La politique des auteurs a muté pour devenir la politique des showrunners et, devrait-on dire, des showrunneuses, de Shonda Rhimes à Reese Witherspoon ; les séries ne parlent que de leurs personnages, qui n’ont jamais été si paumés (John Garvey dans The Leftovers ou Carrie Mathison dans Homeland). Personnages féminins écrits par des femmes, entre lucidité et tendresse, essuyant, révoltées, la violence des hommes (Big Little Lies, The Handmaid’s Tale), s’affranchissant de l’aliénation domestique en consommant du porno sur internet une fois le célibat acquis (Mrs Fletcher), ou la faisant payer sadiquement à l’entourage (Little Fires Everywhere).

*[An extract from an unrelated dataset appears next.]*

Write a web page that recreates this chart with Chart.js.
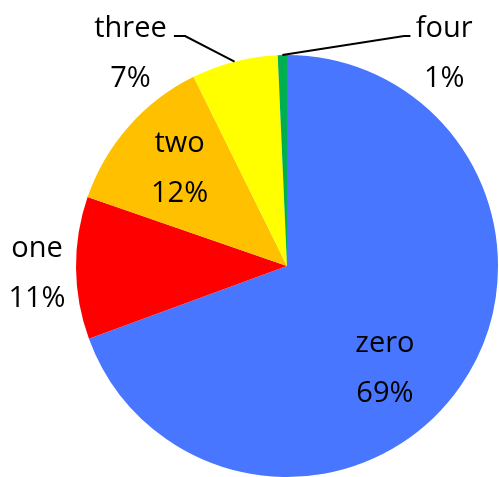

C’est la part la plus noble des nouvelles séries, celles de David Simon en tête : s’affirmer comme des lieux de débats. Pas seulement dans une capacité à s’approprier des thématiques du moment – c’est consubstantiel à la fiction – mais à être propositionnelles, utopiques ou dystopiques, et à ouvrir une puissante arène participative supplémentaire. Plus seulement la parole des fans, outrageusement démonétisée par ailleurs, mais celle d’un public plus large qui se confronte au monde social quand il regarde une série et l’emporte partout avec lui. « Ça » parle des séries. Dans de nombreuses entreprises, le dernier épisode de Game of Thrones a interrompu le temps normal pour qu’il puisse être vu, ensemble, par les employés. Seuls le sport et la politique avaient cette capacité de suspendre le temps de travail. Ce qu’on appelle étrangement la « pop culture » est tellement présente qu’on voit mal comment elle n’aurait 11fusionné avec la « grande culture ». Du reste, les showrunners sont des gens très cultivés, et imaginer aujourd’hui une série sans l’immense travail de documentation qui la précède est impensable. Ce moment où le conte atteint aux rivages des sciences sociales. Le contraire même de l’égo-fiction qui domine la littérature. Certes, les personnages ne sont jamais en quête d’auteur, et ils peuvent n’être que les voix multiples de leur maître (au hasard, Aaron Sorkin), mais la nuance fonde l’exercice. Il faut n’avoir jamais vu une série contemporaine pour croire encore qu’elle puisse être le vecteur naïf d’une quelconque idéologie dominante. Que Netflix, HBO et Amazon visent le profit ne fait guère de doute, de même que les grands studios américains n’ont jamais été philanthropes, mais la liberté s’arrache en leur sein, la plupart du temps. Cette fois au profit des spectateurs. C’est bien l’hétérogénéité des thèmes et des univers qui domine, et ce premier numéro de Saison s’en veut le reflet. Sa seule ambition : prendre des nouvelles des séries.